WORLD WAR I: Contracts at Chaos

World War I demanded rapid mobilization. Competitive bidding was abandoned. The Army signed more than 30,000 contracts worth $7.5 billion.

Quality collapsed. Aircraft were so poorly made that pilots complained they were held together with nails. This led to the first permanent inspection offices inside manufacturing plants. For the first time, contract management meant more than paperwork — it meant ongoing oversight inside the industry.

BETWEEN THE WARS: Aviation Takes the Lead

The 1920s and 1930s saw aviation dominate military contracting. Boeing and Douglas Aircraft became central suppliers. For the first time, inspectors monitored production from design to delivery.

But profiteering scandals persisted. In 1934, the Vinson-Trammell Act capped contractor profits and required financial transparency. This was an early recognition of what would become a permanent reality: war profiteering is inevitable unless strictly controlled.

WORLD WAR II: Industrial Mobilization

World War II transformed contracting into an industrial machine. In 1940, FDR called for 50,000 airplanes per year. By 1944, procurement staff had ballooned into the tens of thousands.

Contracts were negotiated, not bid, and oversight mechanisms grew vast. Procurement districts, plant representative offices, and in-plant inspectors proliferated. By war’s end, contracting was no longer a side function — it was an industrial bureaucracy in its own right.

THE COLD WAR ERA: Bureaucracy and Oversight

From the 1950s to the 1970s, procurement shifted to cost-plus contracts for complex weapons systems. This fueled excess profits and scandals, prompting reforms.

In 1964, Secretary of Defense Robert McNamara consolidated contract management offices under the Defense Contract Administration Services (DCAS). Its job: enforce uniform standards, conduct inspections, and reduce duplication across services.

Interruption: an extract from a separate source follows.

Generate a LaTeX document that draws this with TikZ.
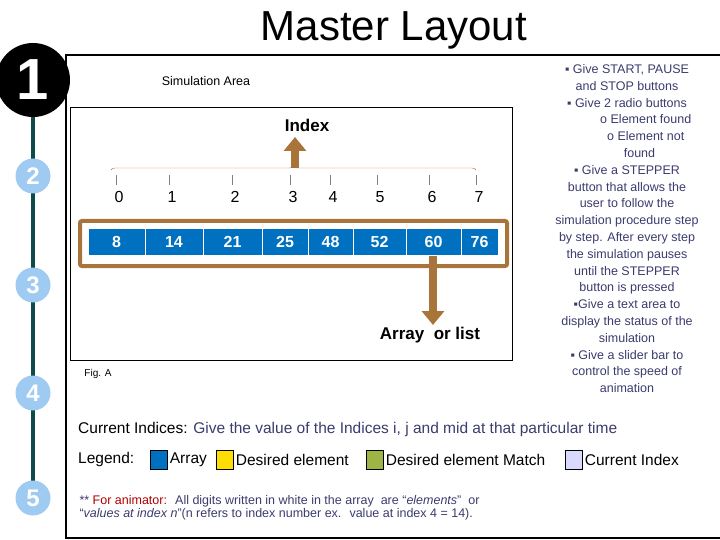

By the 1980s, defense spending boomed again, and regulations multiplied. The 1984 Federal Acquisition Regulation (FAR) became the single unified rulebook for all federal procurement.

THE 1990s: DCMA is Born

By the 1990s, the Pentagon needed even tighter control. In 1990, the Defense Contract Management Command (later DCMA) consolidated oversight of more than 500,000 contracts worth over $750 billion.

DCMA was not just about weapons. It managed contracts for food, fuel, water, base construction, and humanitarian relief worldwide. From Desert Storm to Bosnia, DCMA ensured contractors delivered — whether meals for troops or water for Rwandan refugees.

By century’s end, U.S. contract management was a global enterprise, a professionalized system with standardized processes and centralized oversight.

LESSONS ACROSS THE CENTURIES

Looking back, several themes emerge:

  1. Every war stressed the system — corruption and chaos always forced reform.
  2. Contractors are indispensable — no major U.S. war effort has succeeded without them.
  3. Oversight had to evolve — from simple inspections to today’s global DCMA infrastructure.
  4. Innovation depended on contracting — from the Wright brothers to aerospace giants.
  5. Fraud and profiteering never disappeared — only stronger controls kept them in check.

CONCLUSION

The history of military contracting is the history of American warfighting itself. From tainted rations in 1775 to global logistics in Desert Storm, contractors have been there — essential, controversial, and unavoidable.

Today’s overseas contractors operate in a system built on centuries of painful lessons. Every base, every supply chain, every deployment carries the imprint of reforms won through scandal, oversight, and war.

For contractors in the field today, this history is not distant. It explains why compliance is strict, why oversight is constant, and why the military will never stop relying on civilian expertise. Contractors are, and always have been, part of the fight.